> [DATA]

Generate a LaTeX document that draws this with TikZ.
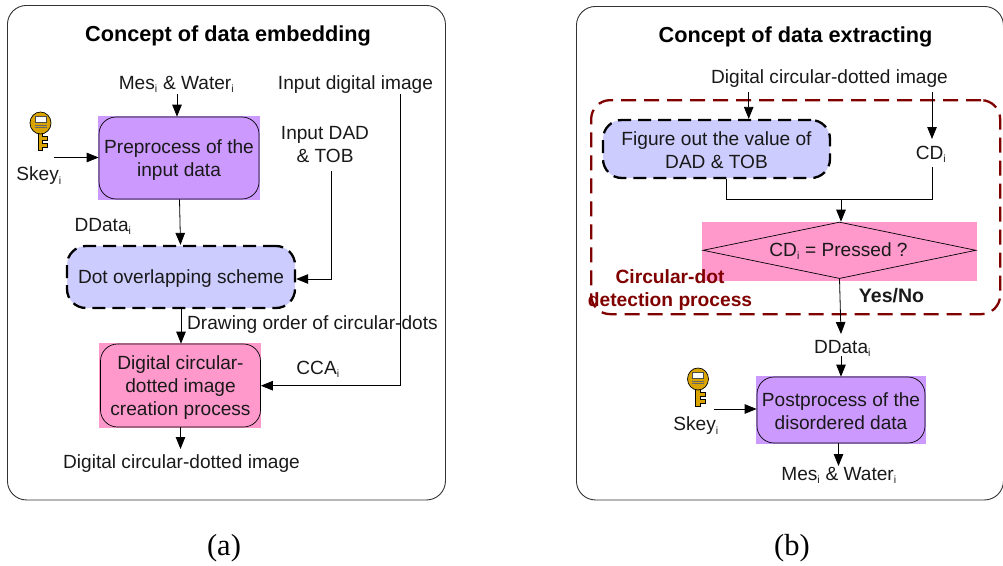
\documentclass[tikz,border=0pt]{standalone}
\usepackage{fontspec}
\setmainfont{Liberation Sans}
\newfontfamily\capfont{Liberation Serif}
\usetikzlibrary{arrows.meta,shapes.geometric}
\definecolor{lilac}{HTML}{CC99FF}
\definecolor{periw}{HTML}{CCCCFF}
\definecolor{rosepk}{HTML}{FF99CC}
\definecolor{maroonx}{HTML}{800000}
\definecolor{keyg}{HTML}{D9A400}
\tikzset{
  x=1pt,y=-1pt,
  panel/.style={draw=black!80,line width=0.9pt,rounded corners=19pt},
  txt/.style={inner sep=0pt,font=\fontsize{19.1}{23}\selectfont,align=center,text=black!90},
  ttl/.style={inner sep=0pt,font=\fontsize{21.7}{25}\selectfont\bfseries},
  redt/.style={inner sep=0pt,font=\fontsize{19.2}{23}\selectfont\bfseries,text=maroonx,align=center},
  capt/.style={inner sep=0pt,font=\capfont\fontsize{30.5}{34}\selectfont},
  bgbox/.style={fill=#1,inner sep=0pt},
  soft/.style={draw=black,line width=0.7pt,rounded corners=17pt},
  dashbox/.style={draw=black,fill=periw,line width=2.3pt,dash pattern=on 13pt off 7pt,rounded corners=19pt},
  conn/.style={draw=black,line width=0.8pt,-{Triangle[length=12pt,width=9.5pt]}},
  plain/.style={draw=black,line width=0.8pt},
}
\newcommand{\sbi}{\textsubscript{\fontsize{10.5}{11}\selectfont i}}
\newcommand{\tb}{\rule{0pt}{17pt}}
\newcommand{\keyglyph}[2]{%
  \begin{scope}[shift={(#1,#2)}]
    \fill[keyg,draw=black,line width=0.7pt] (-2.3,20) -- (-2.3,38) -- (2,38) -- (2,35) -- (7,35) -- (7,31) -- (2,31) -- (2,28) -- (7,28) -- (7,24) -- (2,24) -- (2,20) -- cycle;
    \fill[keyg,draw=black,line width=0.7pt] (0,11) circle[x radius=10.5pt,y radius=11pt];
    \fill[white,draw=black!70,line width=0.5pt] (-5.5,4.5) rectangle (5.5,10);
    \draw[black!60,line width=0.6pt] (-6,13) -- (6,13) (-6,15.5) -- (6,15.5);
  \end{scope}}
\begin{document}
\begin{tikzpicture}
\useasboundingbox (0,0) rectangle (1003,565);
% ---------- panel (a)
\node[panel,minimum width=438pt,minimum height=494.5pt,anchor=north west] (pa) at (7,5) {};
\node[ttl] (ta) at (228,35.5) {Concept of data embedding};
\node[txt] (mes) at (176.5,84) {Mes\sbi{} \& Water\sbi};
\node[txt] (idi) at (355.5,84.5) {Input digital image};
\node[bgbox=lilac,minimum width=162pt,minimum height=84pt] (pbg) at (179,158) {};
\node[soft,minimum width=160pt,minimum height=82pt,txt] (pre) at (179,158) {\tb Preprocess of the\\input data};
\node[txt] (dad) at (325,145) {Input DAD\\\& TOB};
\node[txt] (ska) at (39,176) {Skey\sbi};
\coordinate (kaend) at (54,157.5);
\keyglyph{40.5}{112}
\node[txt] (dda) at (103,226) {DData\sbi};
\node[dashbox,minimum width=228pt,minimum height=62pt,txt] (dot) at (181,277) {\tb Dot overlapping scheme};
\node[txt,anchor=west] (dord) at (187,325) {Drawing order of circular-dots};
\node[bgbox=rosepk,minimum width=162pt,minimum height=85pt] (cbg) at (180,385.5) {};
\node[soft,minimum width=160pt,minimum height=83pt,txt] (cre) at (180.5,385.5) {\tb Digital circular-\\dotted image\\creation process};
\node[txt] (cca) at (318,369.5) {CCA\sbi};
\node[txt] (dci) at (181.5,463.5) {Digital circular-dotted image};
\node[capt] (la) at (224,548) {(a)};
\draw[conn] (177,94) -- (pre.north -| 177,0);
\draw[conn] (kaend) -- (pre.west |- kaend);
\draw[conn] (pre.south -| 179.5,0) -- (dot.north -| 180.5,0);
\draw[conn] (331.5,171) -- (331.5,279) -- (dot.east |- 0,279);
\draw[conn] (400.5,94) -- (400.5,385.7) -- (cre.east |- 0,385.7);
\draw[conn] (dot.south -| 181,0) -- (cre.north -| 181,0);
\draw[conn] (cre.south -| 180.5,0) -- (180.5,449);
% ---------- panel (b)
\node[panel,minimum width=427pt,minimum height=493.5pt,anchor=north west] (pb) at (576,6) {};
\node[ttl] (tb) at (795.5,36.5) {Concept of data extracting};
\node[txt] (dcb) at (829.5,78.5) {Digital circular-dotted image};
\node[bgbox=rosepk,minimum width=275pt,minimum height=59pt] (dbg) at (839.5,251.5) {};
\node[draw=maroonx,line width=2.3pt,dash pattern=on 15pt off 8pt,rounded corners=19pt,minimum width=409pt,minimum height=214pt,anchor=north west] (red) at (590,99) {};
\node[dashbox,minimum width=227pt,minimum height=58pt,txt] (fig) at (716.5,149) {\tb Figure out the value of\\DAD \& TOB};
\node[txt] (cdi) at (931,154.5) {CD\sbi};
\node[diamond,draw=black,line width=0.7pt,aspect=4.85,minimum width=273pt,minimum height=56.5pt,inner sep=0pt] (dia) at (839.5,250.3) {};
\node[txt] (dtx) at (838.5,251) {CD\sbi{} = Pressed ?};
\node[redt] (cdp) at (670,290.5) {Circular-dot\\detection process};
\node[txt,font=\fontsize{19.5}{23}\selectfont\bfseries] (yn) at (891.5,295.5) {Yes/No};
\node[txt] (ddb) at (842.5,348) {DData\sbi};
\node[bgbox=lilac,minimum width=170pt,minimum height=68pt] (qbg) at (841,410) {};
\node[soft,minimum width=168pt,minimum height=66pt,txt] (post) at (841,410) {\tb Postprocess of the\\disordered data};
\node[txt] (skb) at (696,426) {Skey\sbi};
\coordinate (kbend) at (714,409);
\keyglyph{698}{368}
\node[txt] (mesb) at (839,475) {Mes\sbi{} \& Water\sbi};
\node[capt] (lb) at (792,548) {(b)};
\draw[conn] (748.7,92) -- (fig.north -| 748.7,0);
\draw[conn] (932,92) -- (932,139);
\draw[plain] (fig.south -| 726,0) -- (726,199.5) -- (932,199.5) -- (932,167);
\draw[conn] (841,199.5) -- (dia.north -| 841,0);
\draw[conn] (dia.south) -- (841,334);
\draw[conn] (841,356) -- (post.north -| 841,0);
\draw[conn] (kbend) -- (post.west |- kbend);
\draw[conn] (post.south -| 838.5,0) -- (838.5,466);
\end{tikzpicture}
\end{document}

> [PROBLEM TO WORK ON] Write the material out again exactly as it appears, dropping the pictures.

> [SOLUTION]
Generate a LaTeX document that draws this with TikZ.
\documentclass[tikz,border=0pt]{standalone}
\usepackage{fontspec}
\setmainfont{Liberation Sans}
\newfontfamily\capfont{Liberation Serif}
\usetikzlibrary{arrows.meta,shapes.geometric}
\definecolor{lilac}{HTML}{CC99FF}
\definecolor{periw}{HTML}{CCCCFF}
\definecolor{rosepk}{HTML}{FF99CC}
\definecolor{maroonx}{HTML}{800000}
\definecolor{keyg}{HTML}{D9A400}
\tikzset{
  x=1pt,y=-1pt,
  panel/.style={draw=black!80,line width=0.9pt,rounded corners=19pt},
  txt/.style={inner sep=0pt,font=\fontsize{19.1}{23}\selectfont,align=center,text=black!90},
  ttl/.style={inner sep=0pt,font=\fontsize{21.7}{25}\selectfont\bfseries},
  redt/.style={inner sep=0pt,font=\fontsize{19.2}{23}\selectfont\bfseries,text=maroonx,align=center},
  capt/.style={inner sep=0pt,font=\capfont\fontsize{30.5}{34}\selectfont},
  bgbox/.style={fill=#1,inner sep=0pt},
  soft/.style={draw=black,line width=0.7pt,rounded corners=17pt},
  dashbox/.style={draw=black,fill=periw,line width=2.3pt,dash pattern=on 13pt off 7pt,rounded corners=19pt},
  conn/.style={draw=black,line width=0.8pt,-{Triangle[length=12pt,width=9.5pt]}},
  plain/.style={draw=black,line width=0.8pt},
}
\newcommand{\sbi}{\textsubscript{\fontsize{10.5}{11}\selectfont i}}
\newcommand{\tb}{\rule{0pt}{17pt}}
\newcommand{\keyglyph}[2]{%
  \begin{scope}[shift={(#1,#2)}]
    \fill[keyg,draw=black,line width=0.7pt] (-2.3,20) -- (-2.3,38) -- (2,38) -- (2,35) -- (7,35) -- (7,31) -- (2,31) -- (2,28) -- (7,28) -- (7,24) -- (2,24) -- (2,20) -- cycle;
    \fill[keyg,draw=black,line width=0.7pt] (0,11) circle[x radius=10.5pt,y radius=11pt];
    \fill[white,draw=black!70,line width=0.5pt] (-5.5,4.5) rectangle (5.5,10);
    \draw[black!60,line width=0.6pt] (-6,13) -- (6,13) (-6,15.5) -- (6,15.5);
  \end{scope}}
\begin{document}
\begin{tikzpicture}
\useasboundingbox (0,0) rectangle (1003,565);
% ---------- panel (a)
\node[panel,minimum width=438pt,minimum height=494.5pt,anchor=north west] (pa) at (7,5) {};
\node[ttl] (ta) at (228,35.5) {Concept of data embedding};
\node[txt] (mes) at (176.5,84) {Mes\sbi{} \& Water\sbi};
\node[txt] (idi) at (355.5,84.5) {Input digital image};
\node[bgbox=lilac,minimum width=162pt,minimum height=84pt] (pbg) at (179,158) {};
\node[soft,minimum width=160pt,minimum height=82pt,txt] (pre) at (179,158) {\tb Preprocess of the\\input data};
\node[txt] (dad) at (325,145) {Input DAD\\\& TOB};
\node[txt] (ska) at (39,176) {Skey\sbi};
\coordinate (kaend) at (54,157.5);
\keyglyph{40.5}{112}
\node[txt] (dda) at (103,226) {DData\sbi};
\node[dashbox,minimum width=228pt,minimum height=62pt,txt] (dot) at (181,277) {\tb Dot overlapping scheme};
\node[txt,anchor=west] (dord) at (187,325) {Drawing order of circular-dots};
\node[bgbox=rosepk,minimum width=162pt,minimum height=85pt] (cbg) at (180,385.5) {};
\node[soft,minimum width=160pt,minimum height=83pt,txt] (cre) at (180.5,385.5) {\tb Digital circular-\\dotted image\\creation process};
\node[txt] (cca) at (318,369.5) {CCA\sbi};
\node[txt] (dci) at (181.5,463.5) {Digital circular-dotted image};
\node[capt] (la) at (224,548) {(a)};
\draw[conn] (177,94) -- (pre.north -| 177,0);
\draw[conn] (kaend) -- (pre.west |- kaend);
\draw[conn] (pre.south -| 179.5,0) -- (dot.north -| 180.5,0);
\draw[conn] (331.5,171) -- (331.5,279) -- (dot.east |- 0,279);
\draw[conn] (400.5,94) -- (400.5,385.7) -- (cre.east |- 0,385.7);
\draw[conn] (dot.south -| 181,0) -- (cre.north -| 181,0);
\draw[conn] (cre.south -| 180.5,0) -- (180.5,449);
% ---------- panel (b)
\node[panel,minimum width=427pt,minimum height=493.5pt,anchor=north west] (pb) at (576,6) {};
\node[ttl] (tb) at (795.5,36.5) {Concept of data extracting};
\node[txt] (dcb) at (829.5,78.5) {Digital circular-dotted image};
\node[bgbox=rosepk,minimum width=275pt,minimum height=59pt] (dbg) at (839.5,251.5) {};
\node[draw=maroonx,line width=2.3pt,dash pattern=on 15pt off 8pt,rounded corners=19pt,minimum width=409pt,minimum height=214pt,anchor=north west] (red) at (590,99) {};
\node[dashbox,minimum width=227pt,minimum height=58pt,txt] (fig) at (716.5,149) {\tb Figure out the value of\\DAD \& TOB};
\node[txt] (cdi) at (931,154.5) {CD\sbi};
\node[diamond,draw=black,line width=0.7pt,aspect=4.85,minimum width=273pt,minimum height=56.5pt,inner sep=0pt] (dia) at (839.5,250.3) {};
\node[txt] (dtx) at (838.5,251) {CD\sbi{} = Pressed ?};
\node[redt] (cdp) at (670,290.5) {Circular-dot\\detection process};
\node[txt,font=\fontsize{19.5}{23}\selectfont\bfseries] (yn) at (891.5,295.5) {Yes/No};
\node[txt] (ddb) at (842.5,348) {DData\sbi};
\node[bgbox=lilac,minimum width=170pt,minimum height=68pt] (qbg) at (841,410) {};
\node[soft,minimum width=168pt,minimum height=66pt,txt] (post) at (841,410) {\tb Postprocess of the\\disordered data};
\node[txt] (skb) at (696,426) {Skey\sbi};
\coordinate (kbend) at (714,409);
\keyglyph{698}{368}
\node[txt] (mesb) at (839,475) {Mes\sbi{} \& Water\sbi};
\node[capt] (lb) at (792,548) {(b)};
\draw[conn] (748.7,92) -- (fig.north -| 748.7,0);
\draw[conn] (932,92) -- (932,139);
\draw[plain] (fig.south -| 726,0) -- (726,199.5) -- (932,199.5) -- (932,167);
\draw[conn] (841,199.5) -- (dia.north -| 841,0);
\draw[conn] (dia.south) -- (841,334);
\draw[conn] (841,356) -- (post.north -| 841,0);
\draw[conn] (kbend) -- (post.west |- kbend);
\draw[conn] (post.south -| 838.5,0) -- (838.5,466);
\end{tikzpicture}
\end{document}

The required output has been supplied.